No oath of loyalty to Labour leaders | Letters

Letters from David Winnick, Keith Flett and Priscilla Alderson

The right of a local Labour party to pass a motion of no confidence in its MP can hardly be seriously challenged. It has happened very occasionally, and sometimes there has been a long-standing difference with the MP (Letters, 10 September).

However, in the present circumstances there is bound to be concern that such motions are being more widely orchestrated. There is, in some places at least, a wish for the MP to swear a kind of loyalty oath to the present leadership.

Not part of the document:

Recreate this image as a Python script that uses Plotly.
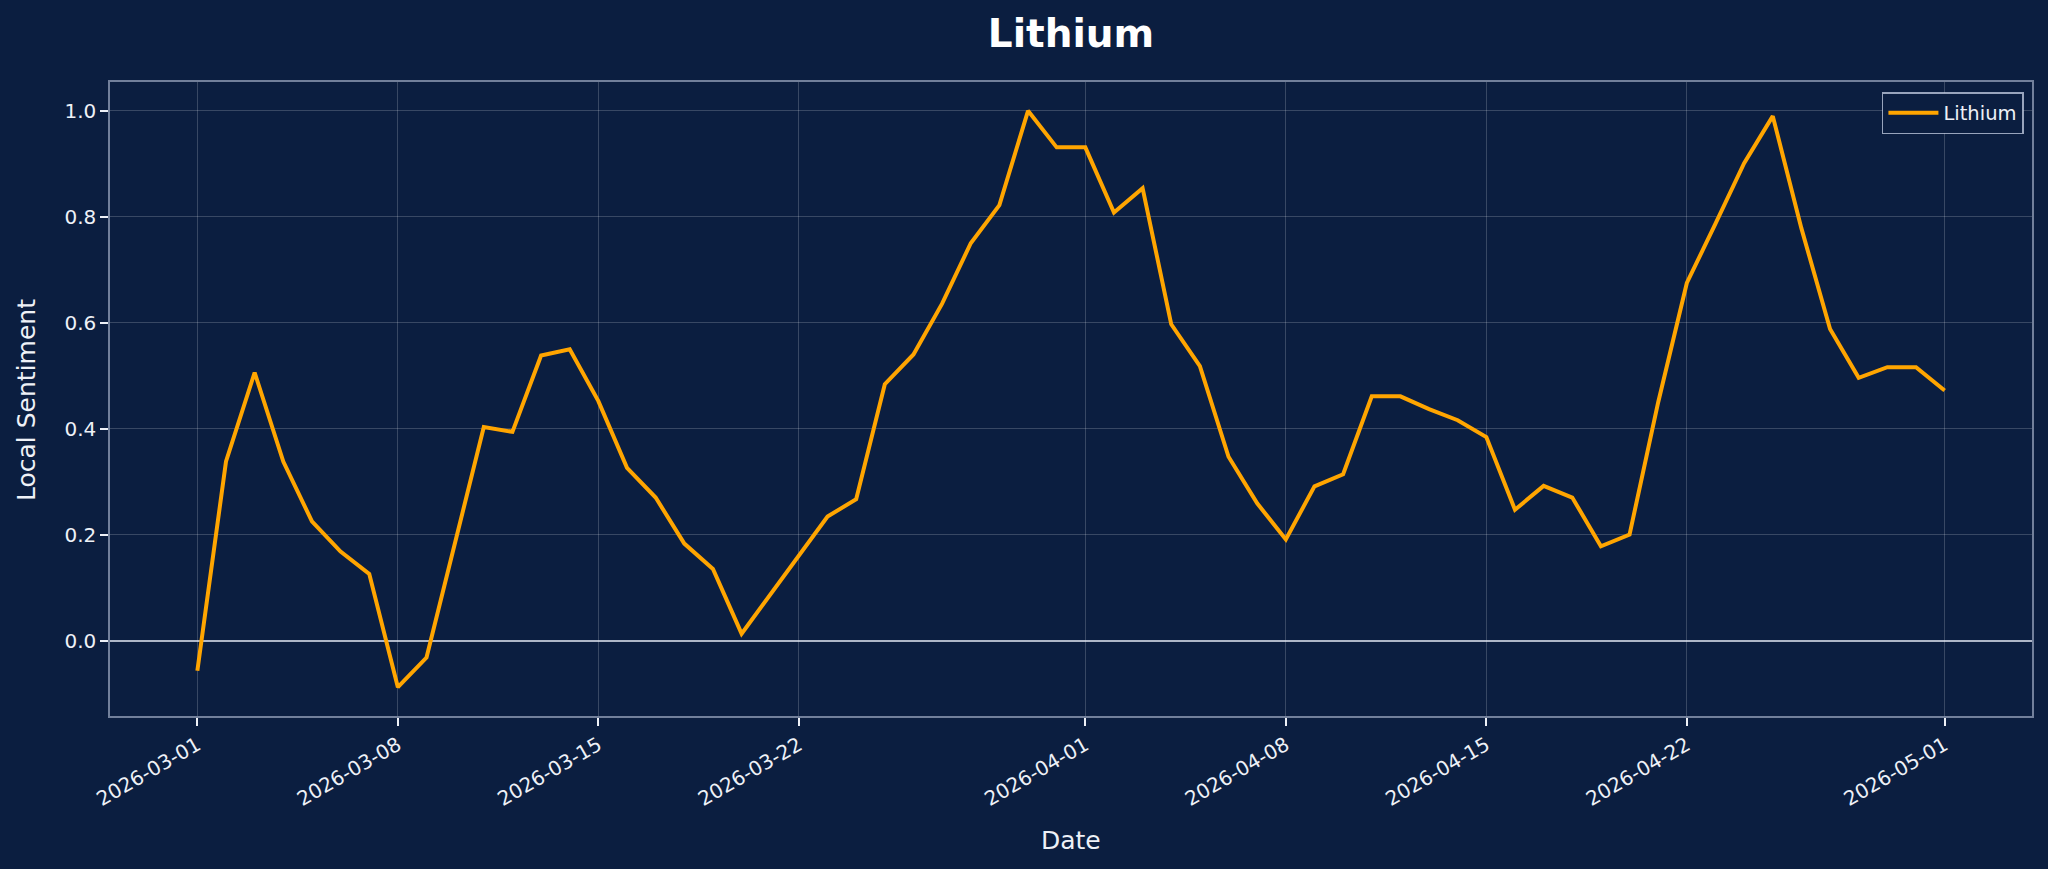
import pandas as pd
import plotly.graph_objects as go

# ---- data ----
start_date = "2026-03-01"
end_date = "2026-05-01"
dates = pd.date_range(start_date, end_date, freq="D")

sentiment = [
    -0.057, 0.338, 0.506, 0.338, 0.225, 0.168, 0.126, -0.088, -0.032, 0.186,
    0.403, 0.394, 0.538, 0.550, 0.452, 0.326, 0.270, 0.183, 0.135, 0.013,
    0.087, 0.160, 0.234, 0.267, 0.484, 0.540, 0.636, 0.750, 0.822, 1.000,
    0.931, 0.931, 0.808, 0.854, 0.597, 0.518, 0.347, 0.259, 0.191, 0.291,
    0.314, 0.461, 0.461, 0.437, 0.416, 0.384, 0.247, 0.292, 0.270, 0.178,
    0.200, 0.450, 0.675, 0.787, 0.901, 0.990, 0.778, 0.588, 0.496, 0.516,
    0.516, 0.472,
]

tick_dates = ["2026-03-01", "2026-03-08", "2026-03-15", "2026-03-22",
              "2026-04-01", "2026-04-08", "2026-04-15", "2026-04-22",
              "2026-05-01"]
y_ticks = [0.0, 0.2, 0.4, 0.6, 0.8, 1.0]

series_name = "Lithium"
title_text = "Lithium"
x_label = "Date"
y_label = "Local Sentiment"

# ---- styling ----
BG = "#0b1e40"
LINE = "#ffa500"
TXT = "#eef1f7"
GRID = "rgba(255,255,255,0.19)"
SPINE = "rgba(200,210,230,0.55)"
FONT = "DejaVu Sans"

W, H = 2048, 869
L, R, T, B = 110, 16, 82, 153

fig = go.Figure()
fig.add_trace(go.Scatter(
    x=dates, y=sentiment, mode="lines", name=series_name,
    line=dict(color=LINE, width=4),
))

span_days = (pd.Timestamp(end_date) - pd.Timestamp(start_date)).days
pad = pd.Timedelta(days=span_days * 0.05)
x_range = [pd.Timestamp(start_date) - pad, pd.Timestamp(end_date) + pad]
ymin, ymax = min(sentiment), max(sentiment)
ypad = (ymax - ymin) * 0.05
y_range = [ymin - ypad, ymax + ypad]

fig.update_layout(
    width=W, height=H,
    margin=dict(l=L, r=R, t=T, b=B, pad=0),
    paper_bgcolor=BG, plot_bgcolor=BG,
    font=dict(family=FONT, color=TXT, size=19),
    title=dict(text=f"<b>{title_text}</b>", x=0.5, xref="paper",
               y=1 - 33 / H, yref="container", yanchor="middle",
               xanchor="center", font=dict(size=39, color="#ffffff", family=FONT)),
    showlegend=True,
    legend=dict(x=0.9958, y=0.984, xanchor="right", yanchor="top",
                bgcolor=BG, bordercolor="rgba(200,210,230,0.75)", borderwidth=1.5,
                font=dict(size=19.5, color=TXT), itemwidth=50,
                tracegroupgap=0),
)

fig.update_xaxes(
    type="date", range=x_range,
    tickmode="array", tickvals=tick_dates, ticktext=tick_dates,
    tickangle=-30, tickfont=dict(size=20, color=TXT),
    ticks="outside", ticklen=8, tickwidth=1.5, tickcolor=TXT,
    showgrid=True, gridcolor=GRID, gridwidth=1,
    showline=True, linecolor=SPINE, linewidth=1.5, mirror=True,
    zeroline=False,
)
fig.update_yaxes(
    range=y_range,
    tickmode="array", tickvals=y_ticks, ticktext=[f"{v:.1f}" for v in y_ticks],
    tickfont=dict(size=20, color=TXT),
    ticks="outside", ticklen=8, tickwidth=1.5, tickcolor=TXT,
    showgrid=True, gridcolor=GRID, gridwidth=1,
    showline=True, linecolor=SPINE, linewidth=1.5, mirror=True,
    zeroline=True, zerolinecolor="rgba(230,235,245,0.75)", zerolinewidth=2,
)

plot_w = W - L - R
plot_h = H - T - B
fig.add_annotation(text=x_label, xref="paper", yref="paper",
                   x=0.5, y=-(840 - (H - B)) / plot_h, xanchor="center", yanchor="middle",
                   showarrow=False, font=dict(size=25, color=TXT))
fig.add_annotation(text=y_label, xref="paper", yref="paper",
                   x=-(L - 26) / plot_w, y=(H - B - 400) / plot_h,
                   xanchor="center", yanchor="middle", textangle=-90,
                   showarrow=False, font=dict(size=25, color=TXT))

fig.write_html(
    "out.html",
    config={"displayModeBar": False},
    post_script="document.body.style.margin='0';document.body.style.background='%s';" % BG,
)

As someone who has been involved in it, in half the time the party has been in existence, I have always felt its strength and longevity was being a pretty broad church. It has certainly seen off many more left groups, as well as those in the 1980s who broke away to form the SDP.

All party leaders, from Attlee to Blair and Brown, had their internal critics, and the idea of an oath of loyalty to any of them would have been quickly dismissed as derisory.

With Tory MPs at each other’s throats now, it would be unfortunate if intolerance and sectarianism were to prevail in Labour’s ranks. Those who urgently need a change of government deserve better than that.
David Winnick
London

• Steve Richards rightly notes that Tony Benn had all the qualities it takes to be a PM except the ability under the then existing rules to get elected as leader of the Labour party (Boris Johnson: the worst prime minister we’ll never have, 12 September).

There is a wider question, and one which exercised Benn. In recent decades we have moved to a system of prime ministerial government rather than genuine collective cabinet decision-making. That places an emphasis on the role of the prime minister that not even the most able find it easy to meet.
Keith Flett
London

• Owen Jones (A new party would just be a Blairite tribute act, discredited from the start, 7 September) usefully expanded his points made earlier on Radio 4’s Today programme, when Tony Blair claimed to work in Attlee’s tradition. The Attlee government created the NHS, built over a million homes, established pensions, benefits and secondary education for all, implemented Bretton Woods policies to control and redistribute wealth, and helped to create UN and European agreements on human rights and peace.

Instead of reversing Thatcher-Major policies, the Blair-Brown governments extended them: in the privatising and PFIs that are destroying the NHS; in the loss of social housing, a fair benefits system and free higher education; in competition between schools instead of inclusive education for all; in deregulating the banks, and in the great growth of inequality, prisons, the arms trade and war-making instead of peace-making.

If Tony Blair and his supporters really think they follow Attlee, then clearly they can see no rational place for further left Corbyn policies. They should realise that Corbyn’s supporters want a government that really continues Attlee’s policies. They also want public debate, such as on the selection of MPs, to be about policies, instead of gossip about personalities.